Sera di fine estate. Questa pazza estate all’insegna del “coviddi” e della trasgressione, della movida sfrenata e dei contagi in risalita. Con le onde di risacca dei social che hanno trascinato via in alto mare ogni senso di paura e di remora per quell’inverno da incubo appena trascorso.
E che ancora oggi si nutre di sciocchezze, di chiacchiericci, di fuochi fatui dell’ignoranza.
I social media diffondono e strombazzano ogni vuota eco di sensazionalismi dell’ultima ora. Frutto di brillanti “menti” scientifiche e presunte tali, di salotti televisivi e di interviste senza mascherina.
Travolto da questa marea invadente ed inutile di opinionisti “del grido internettiano”, tra un twitter ed un post, mi sono soffermato su una frase-pensiero di San Giovanni Paolo II, citata in un suo libro da Lou Marinoff, docente di filosofia e notevole saggista.
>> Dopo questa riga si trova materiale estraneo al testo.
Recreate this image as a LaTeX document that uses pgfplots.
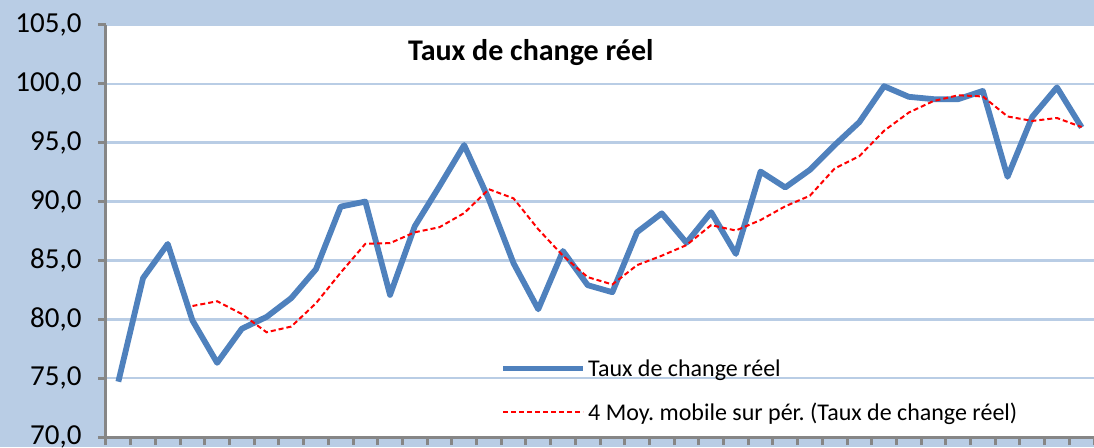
\documentclass[border=0pt]{standalone}
\usepackage{pgfplots}
\pgfplotsset{compat=1.18}
\usepackage{fontspec}
\setmainfont{Carlito}
\frenchspacing
\definecolor{bgblue}{HTML}{B9CDE5}
\definecolor{lineblue}{HTML}{4F81BD}
\definecolor{axgray}{HTML}{868686}
\begin{document}
\frenchspacing
\begin{tikzpicture}
\fill[bgblue] (-106pt,-10pt) rectangle (988pt,437pt);
\begin{axis}[
 at={(0pt,0pt)}, anchor=south west,
 scale only axis, width=988pt, height=412pt,
 xmin=-0.5, xmax=39.5, ymin=70, ymax=105,
 xtick={-0.5,0.5,...,39.5}, xticklabels={},
 ytick={70,75,...,105},
 axis x line*=bottom, axis y line*=left,
 xtick pos=bottom, ytick pos=left,
 axis line style={axgray, line width=3pt, -},
 tick align=outside, major tick length=8pt,
 tick style={axgray, line width=3pt},
 ymajorgrids, grid style={bgblue, line width=2.7pt},
 axis background/.style={fill=white},
 yticklabel style={font=\fontsize{29}{31}\selectfont, black, xshift=-13pt,
   /pgf/number format/fixed, /pgf/number format/fixed zerofill,
   /pgf/number format/precision=1, /pgf/number format/use comma,
   /pgf/number format/assume math mode=true},
 legend style={at={(0.399,0.032)}, anchor=south west, draw=none, fill=none,
   font=\fontsize{24}{26}\selectfont, cells={anchor=west}, row sep=21pt, inner sep=0pt},
 legend image code/.code={\draw[#1] (0pt,0pt) -- (80pt,0pt);},
]
\addplot[lineblue, line width=5.8pt, line join=round] coordinates {
(0,74.7)(1,83.5)(2,86.4)(3,79.9)(4,76.3)(5,79.2)(6,80.2)(7,81.8)(8,84.25)(9,89.57)
(10,90.0)(11,82.07)(12,87.9)(13,91.3)(14,94.8)(15,90.2)(16,84.76)(17,80.85)(18,85.8)(19,82.9)
(20,82.3)(21,87.4)(22,89.0)(23,86.5)(24,89.1)(25,85.55)(26,92.55)(27,91.2)(28,92.7)(29,94.8)
(30,96.75)(31,99.8)(32,98.9)(33,98.7)(34,98.7)(35,99.4)(36,92.1)(37,97.2)(38,99.7)(39,96.3)
};
\addlegendentry{Taux de change réel}
\addplot[red, line width=2pt, dash pattern=on 5pt off 3pt] coordinates {
(3,81.13)(4,81.53)(5,80.45)(6,78.90)(7,79.38)(8,81.36)(9,83.96)(10,86.41)(11,86.47)(12,87.39)
(13,87.82)(14,89.02)(15,91.05)(16,90.27)(17,87.65)(18,85.40)(19,83.58)(20,82.96)(21,84.60)(22,85.40)
(23,86.30)(24,88.00)(25,87.54)(26,88.43)(27,89.60)(28,90.50)(29,92.81)(30,93.86)(31,96.01)(32,97.56)
(33,98.54)(34,99.03)(35,98.93)(36,97.23)(37,96.85)(38,97.10)(39,96.33)
};
\addlegendentry{4 Moy. mobile sur pér. (Taux de change réel)}
\node[font=\bfseries\fontsize{30}{32}\selectfont] at (rel axis cs:0.43,0.934) {Taux de change réel};
\end{axis}
\pgfresetboundingbox
\path[use as bounding box] (-106pt,-10pt) rectangle (988pt,437pt);
\end{tikzpicture}
\end{document}
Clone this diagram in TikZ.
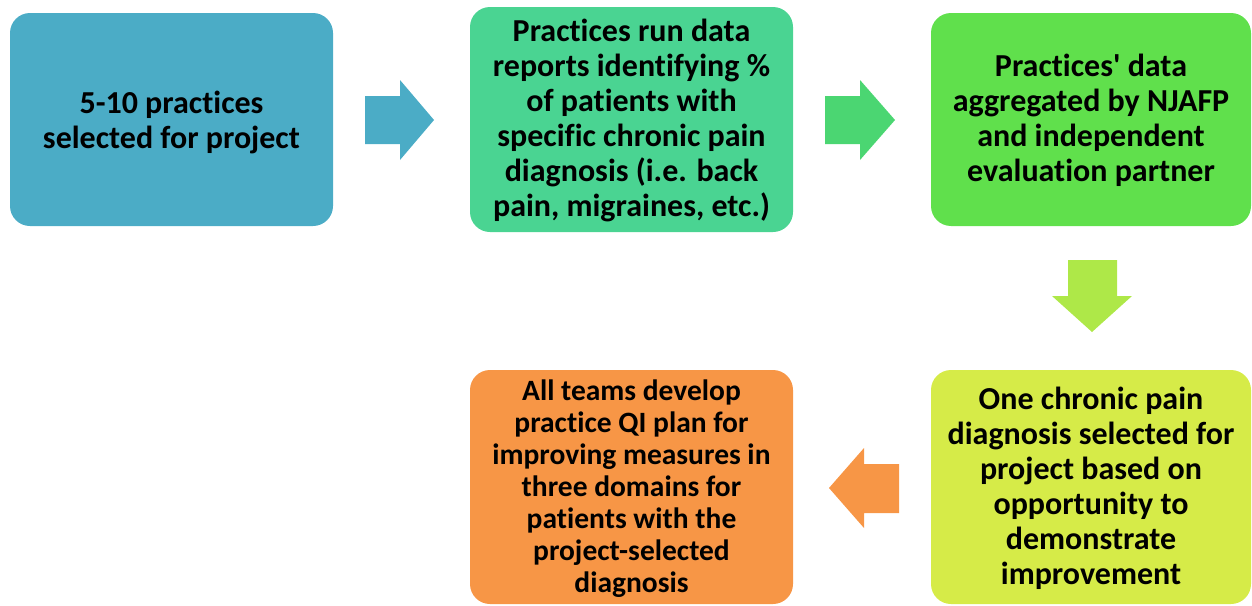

“Molti sono coloro – afferma Giovanni Paolo II – che,
procedendo alla cieca nella vita,
giungono sull’orlo dell’abisso
senza sapere dove stiano andando.
A volte ciò accade perché coloro
la cui vocazione è di dare espressione culturale
al loro pensiero non hanno più di mira la verità,
preferendo il rapido successo
alla fatica di una paziente indagine
volta ad individuare che cosa rende la vita
degna di essere vissuta”.
Dovremmo trarre le debite conseguenze da queste parole, perché indicano non solo ad ogni persona che si definisca “di cultura” ma a tutti i “comunicatori”, la strada maestra della ricerca – umile e paziente – della verità, senza rincorrere i selfie edulcorati, le sirene dei followers, i simulacri scandalistici o, peggio, illusioni date dagli abbagli di un falso successo.
La cultura è, soprattutto, responsabilità. Sia nella ricerca, sia nei contenuti.
Al di là di questo ci sono solo i quindici minuti di cieca e stupida celebrità che Umberto Eco riservava agli idioti informatizzati. E di questi ne abbiamo in sovrabbondanza.